Everything to Live For
My eyes open of their own accord.
Darkness. Silence.
My first awareness is in my chest, a hard round mass that feels ready to burst.
Fear.
Eyes close; open. Deep breath, halted halfway in; the gatekeepers have decreed that none shall pass, and I must be sneaky, forcing the air in a little at a time so that no one notices.
I feel my upper arms tingle as the adrenaline rises.
Breath hitches now, ready to stutter and collapse with the first tear. Eyes close; open.
He needs his sleep. I do not want him to hear.
Blind hands reach for the nearest device: four minutes past two. They say midnight is the witching hour, but they don’t know.
The witching hour is the moment you awaken in the night and wonder whether it’s too late, whether one of these tortured breaths is to be your last.
Rise and pad softly down the hall. Come back; drink as deeply of the water as your chest will allow.
It hurts to swallow.
And you wonder, again, whether it’s all too late.
Was there time? These three months gone, and another half too. The doctors could certainly have ordered the tests.
No one cared.
Should you have known? But how? Until that day you almost died, how could you have known there was a problem?
These are the questions for the dead of night, questions of the dead and the not-yet-dead.

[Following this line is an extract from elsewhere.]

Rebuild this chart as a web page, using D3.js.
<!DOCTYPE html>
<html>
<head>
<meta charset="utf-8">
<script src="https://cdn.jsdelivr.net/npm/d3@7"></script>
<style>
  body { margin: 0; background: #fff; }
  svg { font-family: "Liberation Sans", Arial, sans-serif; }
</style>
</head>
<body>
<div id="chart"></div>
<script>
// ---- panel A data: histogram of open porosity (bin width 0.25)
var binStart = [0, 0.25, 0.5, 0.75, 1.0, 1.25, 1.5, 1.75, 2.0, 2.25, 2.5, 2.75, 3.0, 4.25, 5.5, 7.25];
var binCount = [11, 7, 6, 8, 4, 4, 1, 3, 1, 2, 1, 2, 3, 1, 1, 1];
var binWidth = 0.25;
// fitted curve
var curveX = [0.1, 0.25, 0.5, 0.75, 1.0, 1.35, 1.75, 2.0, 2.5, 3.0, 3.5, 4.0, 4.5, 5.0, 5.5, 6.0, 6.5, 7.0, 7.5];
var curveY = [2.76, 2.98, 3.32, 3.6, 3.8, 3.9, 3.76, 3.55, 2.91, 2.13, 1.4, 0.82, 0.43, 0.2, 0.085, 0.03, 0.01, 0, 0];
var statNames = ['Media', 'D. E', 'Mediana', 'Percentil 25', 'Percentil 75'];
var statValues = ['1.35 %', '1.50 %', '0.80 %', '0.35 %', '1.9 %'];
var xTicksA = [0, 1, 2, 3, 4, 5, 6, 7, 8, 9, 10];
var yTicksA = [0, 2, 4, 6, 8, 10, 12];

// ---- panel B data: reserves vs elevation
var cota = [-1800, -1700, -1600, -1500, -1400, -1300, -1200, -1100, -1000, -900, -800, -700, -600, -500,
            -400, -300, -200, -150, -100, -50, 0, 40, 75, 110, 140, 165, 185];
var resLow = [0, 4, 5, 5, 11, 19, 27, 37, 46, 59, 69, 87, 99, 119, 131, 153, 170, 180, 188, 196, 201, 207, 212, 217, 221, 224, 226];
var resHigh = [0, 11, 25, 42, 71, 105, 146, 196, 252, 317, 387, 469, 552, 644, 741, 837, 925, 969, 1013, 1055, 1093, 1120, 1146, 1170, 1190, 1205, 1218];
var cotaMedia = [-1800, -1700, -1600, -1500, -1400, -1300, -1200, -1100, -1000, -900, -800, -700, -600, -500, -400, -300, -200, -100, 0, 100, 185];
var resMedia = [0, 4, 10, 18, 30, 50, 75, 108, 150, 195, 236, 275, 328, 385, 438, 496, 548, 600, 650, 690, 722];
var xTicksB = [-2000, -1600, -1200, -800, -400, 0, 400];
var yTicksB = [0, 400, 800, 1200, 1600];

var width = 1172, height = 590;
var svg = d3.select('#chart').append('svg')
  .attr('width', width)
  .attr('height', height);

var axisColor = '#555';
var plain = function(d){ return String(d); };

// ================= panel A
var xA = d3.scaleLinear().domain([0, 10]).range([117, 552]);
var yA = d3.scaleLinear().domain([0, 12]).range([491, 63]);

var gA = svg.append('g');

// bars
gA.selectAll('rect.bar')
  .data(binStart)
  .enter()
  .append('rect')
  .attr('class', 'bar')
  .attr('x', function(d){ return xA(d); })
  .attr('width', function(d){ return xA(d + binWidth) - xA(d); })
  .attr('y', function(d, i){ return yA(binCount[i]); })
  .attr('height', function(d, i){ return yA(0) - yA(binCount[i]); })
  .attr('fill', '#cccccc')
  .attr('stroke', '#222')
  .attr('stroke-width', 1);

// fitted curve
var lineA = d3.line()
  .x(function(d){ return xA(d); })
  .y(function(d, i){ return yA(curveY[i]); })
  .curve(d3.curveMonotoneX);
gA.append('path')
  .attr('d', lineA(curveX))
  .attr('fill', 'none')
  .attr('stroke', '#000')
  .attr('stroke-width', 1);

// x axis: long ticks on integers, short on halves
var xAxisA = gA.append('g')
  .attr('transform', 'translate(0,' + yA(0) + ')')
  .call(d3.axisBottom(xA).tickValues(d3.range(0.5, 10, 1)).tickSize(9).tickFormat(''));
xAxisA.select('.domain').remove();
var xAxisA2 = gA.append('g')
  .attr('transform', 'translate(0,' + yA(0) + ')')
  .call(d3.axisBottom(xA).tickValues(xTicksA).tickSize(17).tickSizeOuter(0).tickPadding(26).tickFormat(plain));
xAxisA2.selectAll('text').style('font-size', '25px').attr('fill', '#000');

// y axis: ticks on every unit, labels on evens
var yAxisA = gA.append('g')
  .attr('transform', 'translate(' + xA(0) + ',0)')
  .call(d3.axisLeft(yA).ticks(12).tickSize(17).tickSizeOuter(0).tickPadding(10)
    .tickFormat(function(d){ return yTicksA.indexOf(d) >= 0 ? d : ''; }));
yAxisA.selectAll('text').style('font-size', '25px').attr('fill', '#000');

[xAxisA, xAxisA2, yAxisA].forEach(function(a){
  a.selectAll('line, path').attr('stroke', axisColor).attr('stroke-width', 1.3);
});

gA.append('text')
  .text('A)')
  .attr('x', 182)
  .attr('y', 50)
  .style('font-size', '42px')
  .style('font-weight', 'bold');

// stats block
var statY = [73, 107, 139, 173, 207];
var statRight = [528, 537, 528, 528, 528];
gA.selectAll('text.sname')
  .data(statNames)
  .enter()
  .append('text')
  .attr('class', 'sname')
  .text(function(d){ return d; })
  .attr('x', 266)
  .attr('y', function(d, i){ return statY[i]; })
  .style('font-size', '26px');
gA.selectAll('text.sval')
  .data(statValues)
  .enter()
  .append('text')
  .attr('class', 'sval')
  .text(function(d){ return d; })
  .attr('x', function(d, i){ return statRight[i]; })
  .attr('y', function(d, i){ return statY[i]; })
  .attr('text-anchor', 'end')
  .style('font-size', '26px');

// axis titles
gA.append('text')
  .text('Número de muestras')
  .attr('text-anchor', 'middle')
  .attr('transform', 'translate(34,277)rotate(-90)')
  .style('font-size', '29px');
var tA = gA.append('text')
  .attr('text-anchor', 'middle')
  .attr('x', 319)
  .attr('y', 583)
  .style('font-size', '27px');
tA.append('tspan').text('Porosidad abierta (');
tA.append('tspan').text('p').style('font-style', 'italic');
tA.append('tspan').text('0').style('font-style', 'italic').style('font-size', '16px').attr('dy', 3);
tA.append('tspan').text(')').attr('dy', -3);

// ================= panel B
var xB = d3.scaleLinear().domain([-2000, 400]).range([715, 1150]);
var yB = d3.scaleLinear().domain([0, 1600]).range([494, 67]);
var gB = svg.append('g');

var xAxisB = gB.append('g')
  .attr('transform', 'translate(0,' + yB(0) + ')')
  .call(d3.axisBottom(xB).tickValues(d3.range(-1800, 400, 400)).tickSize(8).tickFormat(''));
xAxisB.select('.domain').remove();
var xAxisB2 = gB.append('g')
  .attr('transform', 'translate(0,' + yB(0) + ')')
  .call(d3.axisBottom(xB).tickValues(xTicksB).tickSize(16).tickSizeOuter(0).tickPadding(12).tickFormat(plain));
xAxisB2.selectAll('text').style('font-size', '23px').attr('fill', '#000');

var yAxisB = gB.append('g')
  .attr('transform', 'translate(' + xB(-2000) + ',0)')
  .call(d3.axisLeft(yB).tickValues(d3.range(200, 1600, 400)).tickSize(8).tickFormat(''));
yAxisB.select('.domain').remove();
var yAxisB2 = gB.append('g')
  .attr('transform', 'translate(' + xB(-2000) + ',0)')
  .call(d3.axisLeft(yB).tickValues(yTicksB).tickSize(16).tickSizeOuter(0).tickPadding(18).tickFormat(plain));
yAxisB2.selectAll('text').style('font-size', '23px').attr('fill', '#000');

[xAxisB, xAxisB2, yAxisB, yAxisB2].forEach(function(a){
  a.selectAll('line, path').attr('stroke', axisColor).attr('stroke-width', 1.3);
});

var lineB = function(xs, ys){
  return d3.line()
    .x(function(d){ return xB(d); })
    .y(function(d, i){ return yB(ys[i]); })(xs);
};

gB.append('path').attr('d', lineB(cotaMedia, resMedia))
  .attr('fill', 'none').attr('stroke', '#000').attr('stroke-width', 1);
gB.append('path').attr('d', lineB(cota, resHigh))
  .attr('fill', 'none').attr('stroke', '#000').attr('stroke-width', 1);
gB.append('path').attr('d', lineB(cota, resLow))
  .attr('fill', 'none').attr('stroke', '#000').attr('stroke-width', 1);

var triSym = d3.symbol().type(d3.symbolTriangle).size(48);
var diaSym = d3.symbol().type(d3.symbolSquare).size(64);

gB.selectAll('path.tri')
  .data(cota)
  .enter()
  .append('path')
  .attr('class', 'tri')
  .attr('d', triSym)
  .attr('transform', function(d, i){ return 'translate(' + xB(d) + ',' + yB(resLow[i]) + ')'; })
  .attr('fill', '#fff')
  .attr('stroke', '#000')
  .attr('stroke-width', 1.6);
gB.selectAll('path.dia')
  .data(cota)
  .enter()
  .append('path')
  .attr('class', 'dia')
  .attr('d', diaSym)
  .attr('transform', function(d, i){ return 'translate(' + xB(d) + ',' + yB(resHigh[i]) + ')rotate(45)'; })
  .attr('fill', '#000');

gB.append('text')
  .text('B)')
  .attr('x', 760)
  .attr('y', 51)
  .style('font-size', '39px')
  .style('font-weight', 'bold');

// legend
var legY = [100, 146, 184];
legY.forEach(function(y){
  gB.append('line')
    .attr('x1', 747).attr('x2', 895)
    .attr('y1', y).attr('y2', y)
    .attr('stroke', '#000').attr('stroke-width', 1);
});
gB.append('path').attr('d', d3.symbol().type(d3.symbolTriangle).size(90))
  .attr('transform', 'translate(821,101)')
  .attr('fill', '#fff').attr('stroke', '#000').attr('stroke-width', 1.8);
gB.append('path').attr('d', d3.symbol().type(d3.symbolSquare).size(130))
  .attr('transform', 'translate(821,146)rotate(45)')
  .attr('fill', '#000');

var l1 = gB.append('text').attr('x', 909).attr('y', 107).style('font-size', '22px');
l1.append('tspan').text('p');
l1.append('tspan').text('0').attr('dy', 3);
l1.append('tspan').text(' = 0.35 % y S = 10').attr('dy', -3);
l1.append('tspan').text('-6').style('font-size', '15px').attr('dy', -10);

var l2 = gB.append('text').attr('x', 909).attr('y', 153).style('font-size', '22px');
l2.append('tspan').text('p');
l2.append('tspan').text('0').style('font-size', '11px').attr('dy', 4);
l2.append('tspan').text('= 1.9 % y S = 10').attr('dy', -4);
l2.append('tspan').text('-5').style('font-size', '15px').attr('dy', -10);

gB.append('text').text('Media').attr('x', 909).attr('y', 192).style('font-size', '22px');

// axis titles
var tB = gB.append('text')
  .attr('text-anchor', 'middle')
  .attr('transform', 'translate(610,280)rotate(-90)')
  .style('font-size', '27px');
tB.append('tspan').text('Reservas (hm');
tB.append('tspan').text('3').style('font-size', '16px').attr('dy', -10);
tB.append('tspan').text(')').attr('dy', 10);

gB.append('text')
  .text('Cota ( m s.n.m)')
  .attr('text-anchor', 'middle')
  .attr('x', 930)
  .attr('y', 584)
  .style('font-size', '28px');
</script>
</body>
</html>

And you feel the tears rise with the fear, and your face tingles and your mind burns, and you want to reach over and wake him and tell him your fears, but they’re his fears, too, even if he doesn’t fully realize their scope, and only one of you should bear that burden, and so you don’t.
Your each instead for the book, and you try to lose yourself in another place, another time, another way of being that is not yours no matter how much the world tried to make it so. And you can read, grasp, absorb, but still, there is that errant ticking below the surface, time washing away on a river of tears uncried.
The world loves to imagine the mystery and romance of the dark night of the soul, but the truth is, there’s nothing romantic about it. It’s tortured, yes, but also as mundane as it gets, that atavistic fear of it all ending when you haven’t lived yet, not enough, not now, it’s not time, please, I just want more time with the man I love.
And so you blink away the blur and you frown at the page until the letters come back into focus, and your head hurts with the effort but it’s better than focusing on the pain in your chest, that mass that could be nothing or anything or the worst thing of all but no one knows because no one cared to look.
You read, and read, and suddenly the exhaustion overtakes your body without you knowing it, and you wake up with your face on the book and you shove it away before you can wake up enough to feel the fear again.
And as the dark begins to lift, the tears of an electronic device pull you from your dreams. The oxygen has come unplugged; the battery is spent. And in the time it takes you to plug it back in, you’re awake, awake in spite of yourself, and you get up in the dim gray light before the fear can settle into your bones again.
You get up, and you hobble toward the day, and you see the clouds all around with the light above them and you know that you cannot give this up, not yet, not yet, please, not yet.
And you begin your day in this place that is now your home with the man who loves you, and you look outside at this land, his land, so far from your own and so different and yet so unutterably perfect. The mountain is so old, the sky so impossibly blue, the spaces between distant and yet home to your spirit.
And there is everything to live for, and you will fight.